[Exercise prompt] Nothing but the lines from the top of the data to the line holding "ax = fig.add_axes([0.13, 0.19, 0.82, 0.807])" should be printed, word for word and both ends included; leave the pictures out.

-- Provided information start --

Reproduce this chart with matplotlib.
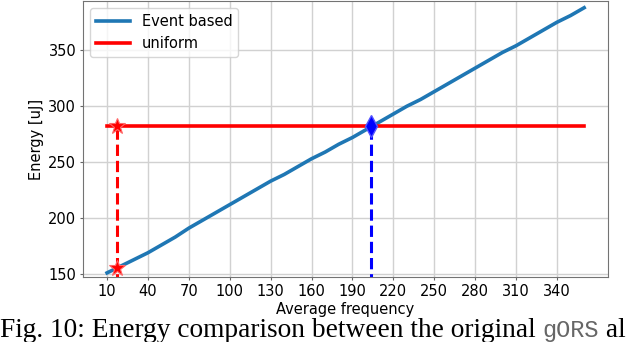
import matplotlib
matplotlib.use("Agg")
import matplotlib.pyplot as plt

freq = [10, 20, 30, 40, 50, 60, 70, 80, 90, 100, 110, 120, 130, 140, 150, 160, 170, 180,
        190, 200, 210, 220, 230, 240, 250, 260, 270, 280, 290, 300, 310, 320, 330, 340, 350, 360]
event_energy = [151, 157, 163, 169, 176, 183, 191, 198, 205, 212, 219, 226, 233, 239, 246, 253, 259, 266,
                272, 279, 286, 293, 300, 306, 313, 320, 327, 334, 341, 348, 354, 361, 368, 375, 381, 388]
uniform_energy = [282] * len(freq)
uniform_freq = 17
uniform_on_event = 155
cross_freq = 204
cross_energy = 282
xticks = list(range(10, 341, 30))
yticks = [150, 200, 250, 300, 350]

fig = plt.figure(figsize=(6.4, 3.42), dpi=100)
ax = fig.add_axes([0.13, 0.19, 0.82, 0.807])

ax.plot(freq, event_energy, color='#1f77b4', lw=2.6, label='Event based', zorder=3)
ax.plot(freq, uniform_energy, color='red', lw=2.6, label='uniform', zorder=3)
ax.plot([uniform_freq, uniform_freq], [140, cross_energy], color='red', lw=2.2, ls='--', zorder=2)
ax.plot([cross_freq, cross_freq], [140, cross_energy], color='blue', lw=2.2, ls='--', zorder=2)
ax.plot([uniform_freq, uniform_freq], [uniform_on_event, cross_energy], ls='none', marker='*',
        ms=12, color='red', mec='#ff6666', mew=0.8, zorder=4)
ax.plot([cross_freq], [cross_energy], ls='none', marker='d', ms=11, color='blue', mec='#5555ff', zorder=4)

ax.set_xlim(-7.5, 377.5)
ax.set_ylim(147.3, 394)
ax.set_xticks(xticks)
ax.set_yticks(yticks)
ax.tick_params(labelsize=10.5, color='0.4', length=2.5, pad=2.5)
ax.grid(True, color='0.82', lw=1)
for s in ax.spines.values():
    s.set_color('0.45')
ax.set_xlabel('Average frequency', fontsize=10.5, labelpad=2)
ax.set_ylabel('Energy [uJ]', fontsize=10.5, labelpad=3)
ax.legend(loc='upper left', fontsize=10.5, framealpha=0.8, handlelength=2.3)

# caption
fig.canvas.draw()
r = fig.canvas.get_renderer()
ybase = 5 / 342
t1 = fig.text(0.0, ybase, 'Fig. 10: Energy comparison between the original ', family='Liberation Serif',
              fontsize=19.7, va='baseline')
bb = t1.get_window_extent(r)
t2 = fig.text(bb.x1 / fig.bbox.width, ybase, 'gORS', family='Liberation Mono', fontsize=17,
              color='0.4', va='baseline')
bb2 = t2.get_window_extent(r)
fig.text(bb2.x1 / fig.bbox.width, ybase, ' al', family='Liberation Serif', fontsize=19.7, va='baseline')

fig.savefig('out.png', dpi=100)
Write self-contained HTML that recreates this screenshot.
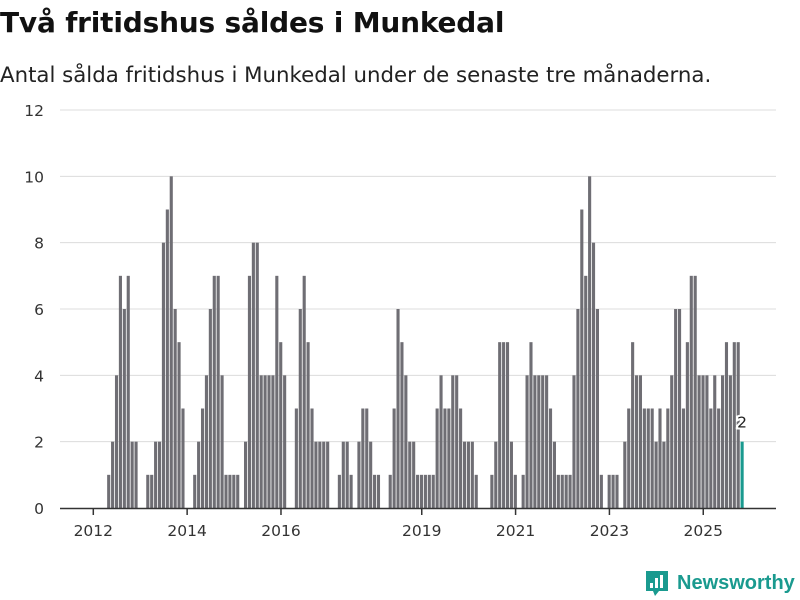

-- Provided information end --

[Solution for this exercise]
Reproduce this chart with matplotlib.
import matplotlib
matplotlib.use("Agg")
import matplotlib.pyplot as plt

freq = [10, 20, 30, 40, 50, 60, 70, 80, 90, 100, 110, 120, 130, 140, 150, 160, 170, 180,
        190, 200, 210, 220, 230, 240, 250, 260, 270, 280, 290, 300, 310, 320, 330, 340, 350, 360]
event_energy = [151, 157, 163, 169, 176, 183, 191, 198, 205, 212, 219, 226, 233, 239, 246, 253, 259, 266,
                272, 279, 286, 293, 300, 306, 313, 320, 327, 334, 341, 348, 354, 361, 368, 375, 381, 388]
uniform_energy = [282] * len(freq)
uniform_freq = 17
uniform_on_event = 155
cross_freq = 204
cross_energy = 282
xticks = list(range(10, 341, 30))
yticks = [150, 200, 250, 300, 350]

fig = plt.figure(figsize=(6.4, 3.42), dpi=100)
ax = fig.add_axes([0.13, 0.19, 0.82, 0.807])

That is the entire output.